Status-quo + caller-level surfacing (rejected)¶
Leave §3 step 3 alone. Routing errors propagate as RuntimeGraphError
to the invoke() caller; callers handle observability themselves.
Spec contract (§4.2 "the preceding node's span carries the error")
is dropped.
Why rejected: weakens the §4.2 contract to a per-caller convention. Backends like the OTel mapping can no longer guarantee that routing errors surface in the trace at all without explicit caller-side instrumentation. Wrong direction relative to the "transparency over abstraction" charter principle.
Hybrid: dispatch on edge entry (rejected)¶
A second event pair fires AT the edge boundary: an "edge_entered" + "edge_completed" pair. Routing errors land on edge_completed.
Why rejected: introduces a new event pair shape (separate from the existing started/completed pair for nodes), adds a new namespace component for "edge", and doesn't simplify anything the swap doesn't simplify more cheaply. Observer-side complexity goes up, not down.
Versioning¶
Pre-1.0 SemVer permits MINOR bumps for breaking changes per
GOVERNANCE.md. This proposal is a small behavioral change to §3
step 3 (timing of completed dispatch) and §6 (routing-error
treatment) that constitutes a breaking change to the v0.6.0+ §6
event contract.
Recommended bump: MINOR (0.8.x → 0.9.0). Same shape as v0.6.0's breaking pair-model bump (also MINOR pre-1.0).
The skip-ahead governance principle (GOVERNANCE.md) applies:
implementations that have not yet shipped against v0.8.x may target
v0.9.0 directly. openarmature-python's Phase 6.1 PR-C.1 is the
canonical first implementation of this contract.
Open questions¶
- Existing fixture 014 sub-case for routing_error. Currently
graph-engine/014-observer-error-event.yamlcovers the failing- node case. Should the routing_error coverage land in fixture 014 as additional sub-cases, or in the new fixture 020 proposed above, or both?

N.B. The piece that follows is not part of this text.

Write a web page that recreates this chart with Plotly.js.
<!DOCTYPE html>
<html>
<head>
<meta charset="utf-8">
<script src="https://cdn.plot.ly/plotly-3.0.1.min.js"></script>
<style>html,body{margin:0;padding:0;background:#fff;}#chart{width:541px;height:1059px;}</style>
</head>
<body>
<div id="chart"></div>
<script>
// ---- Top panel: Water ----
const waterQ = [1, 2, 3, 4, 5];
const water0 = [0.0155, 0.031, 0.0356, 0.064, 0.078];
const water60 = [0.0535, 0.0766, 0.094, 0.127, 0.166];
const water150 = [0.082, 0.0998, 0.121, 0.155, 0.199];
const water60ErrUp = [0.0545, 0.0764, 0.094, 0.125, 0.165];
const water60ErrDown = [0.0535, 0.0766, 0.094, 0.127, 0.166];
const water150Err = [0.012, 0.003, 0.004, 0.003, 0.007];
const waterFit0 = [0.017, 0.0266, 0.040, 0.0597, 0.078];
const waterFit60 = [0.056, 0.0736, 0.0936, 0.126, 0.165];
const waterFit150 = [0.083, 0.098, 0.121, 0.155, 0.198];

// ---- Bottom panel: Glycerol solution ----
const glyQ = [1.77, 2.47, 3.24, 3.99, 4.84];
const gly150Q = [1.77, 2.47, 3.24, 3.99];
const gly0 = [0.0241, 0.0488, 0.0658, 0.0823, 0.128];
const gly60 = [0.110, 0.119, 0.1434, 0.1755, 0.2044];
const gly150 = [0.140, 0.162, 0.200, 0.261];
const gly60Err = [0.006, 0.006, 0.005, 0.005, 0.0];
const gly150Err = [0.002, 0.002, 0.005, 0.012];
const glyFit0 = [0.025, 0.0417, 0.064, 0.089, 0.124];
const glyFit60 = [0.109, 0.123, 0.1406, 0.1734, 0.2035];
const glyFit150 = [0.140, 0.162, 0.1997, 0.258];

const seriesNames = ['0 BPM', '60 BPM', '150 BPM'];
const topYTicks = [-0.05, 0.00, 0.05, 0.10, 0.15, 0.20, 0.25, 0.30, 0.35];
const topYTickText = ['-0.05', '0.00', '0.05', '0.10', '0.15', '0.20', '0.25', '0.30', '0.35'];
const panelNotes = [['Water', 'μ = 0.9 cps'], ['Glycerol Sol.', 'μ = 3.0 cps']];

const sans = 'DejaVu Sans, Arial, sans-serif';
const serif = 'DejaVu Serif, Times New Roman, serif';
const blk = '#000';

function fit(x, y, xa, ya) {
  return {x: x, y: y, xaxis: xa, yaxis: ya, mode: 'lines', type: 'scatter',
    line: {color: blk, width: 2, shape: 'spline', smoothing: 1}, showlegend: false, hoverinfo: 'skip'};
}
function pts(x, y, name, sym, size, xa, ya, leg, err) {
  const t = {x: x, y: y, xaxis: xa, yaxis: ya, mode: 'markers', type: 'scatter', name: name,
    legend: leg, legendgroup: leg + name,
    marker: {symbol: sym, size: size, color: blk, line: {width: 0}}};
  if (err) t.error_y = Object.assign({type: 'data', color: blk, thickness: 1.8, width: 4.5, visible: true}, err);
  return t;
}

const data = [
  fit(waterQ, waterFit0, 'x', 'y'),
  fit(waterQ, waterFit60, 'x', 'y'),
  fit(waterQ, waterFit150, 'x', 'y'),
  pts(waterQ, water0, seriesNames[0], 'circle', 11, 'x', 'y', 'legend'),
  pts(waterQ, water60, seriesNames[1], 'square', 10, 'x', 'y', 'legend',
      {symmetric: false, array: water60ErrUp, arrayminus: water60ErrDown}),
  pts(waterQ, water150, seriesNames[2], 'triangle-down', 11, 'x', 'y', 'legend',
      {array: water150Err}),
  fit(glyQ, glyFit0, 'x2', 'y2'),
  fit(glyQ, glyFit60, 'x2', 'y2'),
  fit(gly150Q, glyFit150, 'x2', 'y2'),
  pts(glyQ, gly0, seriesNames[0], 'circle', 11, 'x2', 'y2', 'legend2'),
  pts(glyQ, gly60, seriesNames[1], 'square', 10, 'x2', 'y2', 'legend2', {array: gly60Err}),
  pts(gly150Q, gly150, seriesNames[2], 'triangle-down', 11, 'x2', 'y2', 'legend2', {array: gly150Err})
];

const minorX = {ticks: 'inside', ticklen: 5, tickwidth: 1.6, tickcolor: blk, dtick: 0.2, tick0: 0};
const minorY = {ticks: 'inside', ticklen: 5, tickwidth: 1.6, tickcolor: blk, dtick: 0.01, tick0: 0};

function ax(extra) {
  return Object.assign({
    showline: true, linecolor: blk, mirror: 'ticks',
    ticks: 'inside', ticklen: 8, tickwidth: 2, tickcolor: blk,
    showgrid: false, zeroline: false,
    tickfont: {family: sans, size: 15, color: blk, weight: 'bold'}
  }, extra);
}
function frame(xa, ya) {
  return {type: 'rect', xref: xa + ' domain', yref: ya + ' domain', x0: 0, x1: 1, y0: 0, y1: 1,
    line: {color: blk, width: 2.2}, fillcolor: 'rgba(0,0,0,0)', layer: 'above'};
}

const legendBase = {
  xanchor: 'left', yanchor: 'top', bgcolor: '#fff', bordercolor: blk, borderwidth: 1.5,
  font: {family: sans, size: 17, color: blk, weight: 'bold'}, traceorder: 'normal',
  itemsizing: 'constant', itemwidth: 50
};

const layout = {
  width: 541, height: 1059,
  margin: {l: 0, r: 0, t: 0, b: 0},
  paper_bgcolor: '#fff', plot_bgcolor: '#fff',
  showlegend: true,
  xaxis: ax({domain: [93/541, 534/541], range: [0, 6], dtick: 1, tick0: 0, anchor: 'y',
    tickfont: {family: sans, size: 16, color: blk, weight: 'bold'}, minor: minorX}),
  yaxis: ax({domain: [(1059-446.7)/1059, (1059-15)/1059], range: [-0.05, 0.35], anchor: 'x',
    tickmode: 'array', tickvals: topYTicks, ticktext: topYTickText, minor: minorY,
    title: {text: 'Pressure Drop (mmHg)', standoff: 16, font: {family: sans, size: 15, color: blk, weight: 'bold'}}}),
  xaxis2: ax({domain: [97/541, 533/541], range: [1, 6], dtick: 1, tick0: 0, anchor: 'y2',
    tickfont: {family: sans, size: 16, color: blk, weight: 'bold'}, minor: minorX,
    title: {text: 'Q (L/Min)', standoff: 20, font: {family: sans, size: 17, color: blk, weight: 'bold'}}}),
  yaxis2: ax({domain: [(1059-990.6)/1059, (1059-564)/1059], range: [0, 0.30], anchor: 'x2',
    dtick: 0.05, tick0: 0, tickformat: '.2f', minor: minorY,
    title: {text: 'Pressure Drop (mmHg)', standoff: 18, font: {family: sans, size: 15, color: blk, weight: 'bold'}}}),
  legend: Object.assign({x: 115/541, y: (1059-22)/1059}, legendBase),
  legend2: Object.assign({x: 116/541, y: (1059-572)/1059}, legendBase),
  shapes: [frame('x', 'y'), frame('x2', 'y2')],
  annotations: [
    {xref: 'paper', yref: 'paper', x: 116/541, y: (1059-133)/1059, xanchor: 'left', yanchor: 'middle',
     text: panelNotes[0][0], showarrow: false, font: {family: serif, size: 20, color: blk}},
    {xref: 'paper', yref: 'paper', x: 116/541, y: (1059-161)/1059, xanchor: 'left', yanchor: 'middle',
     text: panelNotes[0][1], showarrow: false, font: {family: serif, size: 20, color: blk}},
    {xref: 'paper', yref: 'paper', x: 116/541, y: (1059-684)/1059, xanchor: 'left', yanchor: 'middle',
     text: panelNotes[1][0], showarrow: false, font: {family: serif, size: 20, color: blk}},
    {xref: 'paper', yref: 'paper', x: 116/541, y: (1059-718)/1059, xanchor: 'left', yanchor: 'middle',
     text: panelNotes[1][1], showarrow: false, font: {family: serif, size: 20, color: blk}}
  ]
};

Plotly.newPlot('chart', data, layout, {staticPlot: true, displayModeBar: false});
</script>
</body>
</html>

Lean: 020 alone (keeps fixtures topical — 014 is node-body-failure focused; 020 is edge-resolution-failure focused). - Edge_exception fixture coverage today. Current spec deems
edge_exceptiona §4 category but I'm not aware of a fixture driving it specifically. Phase 6.1 PR-C-side investigation may surface a need to update fixture coverage; tracked in the §6.1 Phase 6.1 thread.
Implementation guidance (informative)¶
For the Python implementation in PR-C.1:
_step_function_node,_step_subgraph_node,_step_fan_out_nodeinsrc/openarmature/graph/compiled.pymove the_dispatch_completedcall from before edge evaluation to after. Edge-evaluation try/except wraps the existing edge logic; on failure the resultingerroris passed to_dispatch_completedvia the existing failure-path keyword arg.- The observer's
_handle_completedpath requires no changes — the existing handler mapserror-populated events to ERROR status via the existing §4.2 path. - New unit tests: routing_error inside a node's outgoing edge produces a single completed event with error populated; same for edge_exception.
- Existing 5 driven conformance fixtures + 31 unit tests stay green unchanged.